I hope that the Bill will drive a change in attitudes towards service leavers. While I was waiting to speak, I took part in an exchange on social media in which someone reminded me that traditionally the armed forces have not been very good at dealing with people on their way out. I have always been massively frustrated by that, because those people are the recruiters of the future. It is remarkable that someone who might have had decades of happy service, whether in dark blue, light blue or green, and who could have gone on to become a fantastic recruiter for their branch of the armed forces, could get messed about so comprehensively in their last few weeks and months of service that when they finally hit civvy street the only thing they have to say is what an awful experience they had. That seems a massive waste. Perhaps, through this model of flexibility of service, the armed forces will get better at dealing with people as they move from full-time service to part-time or flexible service, from part-time service to reserve service, and from reserve service to civilian life, in such a way that those people become and remain powerful recruiters for their branch of the armed forces.

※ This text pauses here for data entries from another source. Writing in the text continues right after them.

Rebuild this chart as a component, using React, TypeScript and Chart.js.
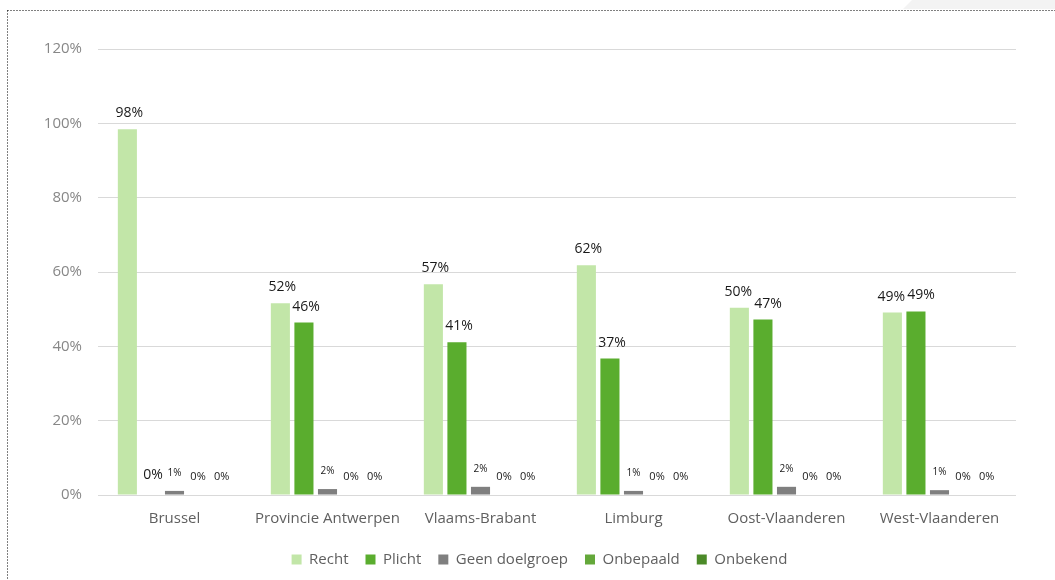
import React, { useEffect, useRef } from "react";
import { Chart, registerables } from "chart.js";

Chart.register(...registerables);

const categories = [
  "Brussel",
  "Provincie Antwerpen",
  "Vlaams-Brabant",
  "Limburg",
  "Oost-Vlaanderen",
  "West-Vlaanderen",
];
const recht = [98.4, 51.6, 56.7, 61.8, 50.4, 49.1];
const plicht = [0, 46.4, 41.1, 36.7, 47.2, 49.4];
const geenDoelgroep = [1.1, 1.6, 2.2, 1.1, 2.2, 1.3];
const onbepaald = [0, 0, 0, 0, 0, 0];
const onbekend = [0, 0, 0, 0, 0, 0];
const yTicks = [0, 20, 40, 60, 80, 100, 120];

const FONT = "'Open Sans', sans-serif";

const seriesStyle = [
  { label: "Recht", data: recht, color: "#c2e6a8", labelSize: 14 },
  { label: "Plicht", data: plicht, color: "#5aad2e", labelSize: 14 },
  { label: "Geen doelgroep", data: geenDoelgroep, color: "#7f7f7f", labelSize: 10 },
  { label: "Onbepaald", data: onbepaald, color: "#64a83a", labelSize: 11 },
  { label: "Onbekend", data: onbekend, color: "#4b8a28", labelSize: 11 },
];

const framePlugin = {
  id: "frame",
  afterLayout(chart: any) {
    const lg = chart.legend;
    if (lg) {
      lg.left = 63;
      lg.width = lg.right - lg.left;
    }
  },
  beforeDraw(chart: any) {
    const ctx = chart.ctx;
    ctx.save();
    ctx.fillStyle = "#f3f3f3";
    ctx.beginPath();
    ctx.moveTo(903, 9);
    ctx.lineTo(912, 0);
    ctx.lineTo(1055, 0);
    ctx.lineTo(1055, 9);
    ctx.closePath();
    ctx.fill();
    ctx.strokeStyle = "#000";
    ctx.lineWidth = 1;
    ctx.setLineDash([1, 2]);
    ctx.beginPath();
    ctx.moveTo(7.5, 10.5);
    ctx.lineTo(1055, 10.5);
    ctx.moveTo(7.5, 10.5);
    ctx.lineTo(7.5, 580);
    ctx.stroke();
    ctx.restore();
  },
};

const valueLabelPlugin = {
  id: "valueLabels",
  afterDatasetsDraw(chart: any) {
    const ctx = chart.ctx;
    ctx.save();
    ctx.fillStyle = "#1a1a1a";
    ctx.textAlign = "center";
    ctx.textBaseline = "alphabetic";
    const n = chart.data.labels.length;
    for (let i = 0; i < n; i++) {
      const items: any[] = [];
      chart.data.datasets.forEach((ds: any, di: number) => {
        const el = chart.getDatasetMeta(di).data[i];
        const size = seriesStyle[di].labelSize;
        const r = Math.round(ds.data[i]);
        const big = size >= 14;
        const offset = big ? (r === 0 ? 16 : 12) : 15;
        ctx.font = `${size}px ${FONT}`;
        const text = `${r}%`;
        const w = ctx.measureText(text).width;
        items.push({ text, size, x: el.x + (big ? 2 : 0), y: el.y - offset, w });
      });
      // push the two big labels apart when they collide
      const a = items[0];
      const b = items[1];
      const vOverlap = Math.abs(a.y - b.y) < a.size;
      const need = (a.w + b.w) / 2 + 2;
      const dist = b.x - a.x;
      if (vOverlap && dist < need) {
        const shift = (need - dist) / 2;
        a.x -= shift;
        b.x += shift;
      }
      items.forEach((it) => {
        ctx.font = `${it.size}px ${FONT}`;
        ctx.fillText(it.text, it.x, it.y);
      });
    }
    ctx.restore();
  },
};

export default function App() {
  const ref = useRef<HTMLCanvasElement>(null);
  useEffect(() => {
    if (!ref.current) return;
    const chart = new Chart(ref.current, {
      type: "bar",
      data: {
        labels: categories,
        datasets: seriesStyle.map((s) => ({
          label: s.label,
          data: s.data,
          backgroundColor: s.color,
          borderWidth: 0,
          categoryPercentage: 0.77,
          barPercentage: 0.81,
        })),
      },
      options: {
        animation: false,
        responsive: false,
        maintainAspectRatio: false,
        layout: { padding: { left: 20, right: 39, top: 49, bottom: 3 } },
        plugins: {
          tooltip: { enabled: false },
          legend: {
            position: "bottom",
            labels: {
              boxWidth: 10,
              boxHeight: 10,
              padding: 17,
              color: "#5f5f5f",
              font: { size: 15, family: FONT },
            },
          },
        },
        scales: {
          x: {
            grid: { display: false, drawTicks: false },
            border: { display: false },
            ticks: {
              color: "#5f5f5f",
              padding: 15,
              font: { size: 15, family: FONT },
            },
            afterFit(scale: any) {
              scale.height = 40;
            },
          },
          y: {
            min: 0,
            max: 120,
            afterBuildTicks(scale: any) {
              scale.ticks = yTicks.map((v) => ({ value: v }));
            },
            grid: { color: "#d9d9d9", lineWidth: 1, drawTicks: false },
            border: { display: false },
            ticks: {
              color: "#878787",
              padding: 16,
              font: { size: 15, family: FONT },
              callback: (v: any) => `${v}%`,
            },
            afterFit(scale: any) {
              scale.width = 78;
            },
          },
        },
      },
      plugins: [framePlugin, valueLabelPlugin],
    });
    return () => chart.destroy();
  }, []);
  return (
    <div style={{ position: "fixed", left: 0, top: 0, width: 1055, height: 580, background: "#fff" }}>
      <canvas ref={ref} width={1055} height={580} style={{ display: "block" }} />
    </div>
  );
}
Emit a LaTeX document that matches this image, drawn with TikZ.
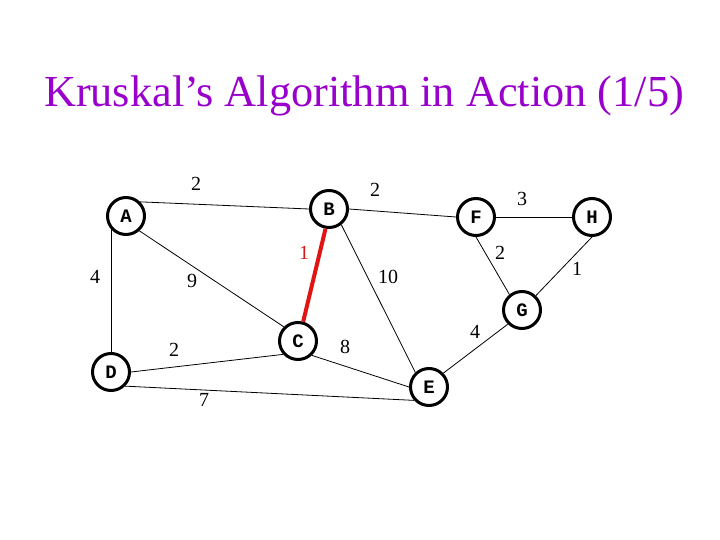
\documentclass[tikz,border=0pt]{standalone}
\usepackage{fontspec}
\setmainfont{Liberation Serif}
\newfontfamily\vmono{Liberation Mono}
\definecolor{titlepurple}{RGB}{153,0,204}
\definecolor{mstred}{RGB}{225,20,20}
\begin{document}
\begin{tikzpicture}[x=1pt,y=-1pt,
  vertex/.style={circle,draw=black,line width=3pt,minimum size=37pt,inner sep=0pt,font=\vmono\bfseries\fontsize{19}{19}\selectfont},
  edge/.style={draw=black,line width=0.8pt},
  picked/.style={draw=mstred,line width=4pt},
  wlabel/.style={font=\fontsize{20}{20}\selectfont,inner sep=0pt},
  redlabel/.style={wlabel,text=mstred}]
\useasboundingbox (0,0) rectangle (720,540);
\fill[white] (0,0) rectangle (720,540);
\node[font=\fontsize{44.3}{44.3}\selectfont,text=titlepurple,inner sep=0pt] (title) at (364,96) {Kruskal’s Algorithm in Action (1/5)};
\node[vertex] (A) at (126,216) {A};
\node[vertex] (B) at (329,209) {B};
\node[vertex] (F) at (476,217) {F};
\node[vertex] (H) at (592,217) {H};
\node[vertex] (G) at (522,310) {G};
\node[vertex] (C) at (298,341) {C};
\node[vertex] (D) at (111,372) {D};
\node[vertex] (E) at (429,387) {E};
\coordinate (ADtop) at (A.221);
\draw[edge] (A.45) -- (B.west);
\draw[edge] (ADtop) -- (ADtop |- D.north);
\draw[edge] (A.-48) -- (C.135);
\draw[edge] (B.east) -- (F.west);
\draw[picked] (B.-100) -- (C.75);
\draw[edge] (B.-52) -- (E.133);
\draw[edge] (F.east) -- (H.west);
\draw[edge] (F.south) -- (G.129);
\draw[edge] (H.south) -- (G.46);
\draw[edge] (G.-135) -- (E.44);
\draw[edge] (D.east) -- (C.222);
\draw[edge] (D.-45) -- (E.222);
\draw[edge] (C.-46) -- (E.west);
\node[wlabel] (wab) at (196,184) {2};
\node[wlabel] (wbf) at (375,190) {2};
\node[wlabel] (wfh) at (522,199) {3};
\node[wlabel] (wad) at (95,277) {4};
\node[wlabel] (wac) at (192,281) {9};
\node[redlabel] (wbc) at (304,253) {1};
\node[wlabel] (wbe) at (388,277) {10};
\node[wlabel] (wfg) at (500,253) {2};
\node[wlabel] (whg) at (577,269) {1};
\node[wlabel] (wdc) at (174,350) {2};
\node[wlabel] (wce) at (345,347) {8};
\node[wlabel] (wge) at (475,332) {4};
\node[wlabel] (wde) at (204,400) {7};
\end{tikzpicture}
\end{document}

The changes in the Bill will need careful management, but this agenda should not be avoided just because of that. We will need to make sure that flexible working is not used as a way to duck out of a particularly bad potential deployment—we all know that there are good and bad deployments. We must also make sure that the availability of flexible working is well communicated throughout people’s service life, so that they have thought about it before they need to do it, rather than just afterwards. I do not want to see anyone else sacrifice either their career because of their family or their family life because of their career. The Bill is a big step forward and I commend it to the House.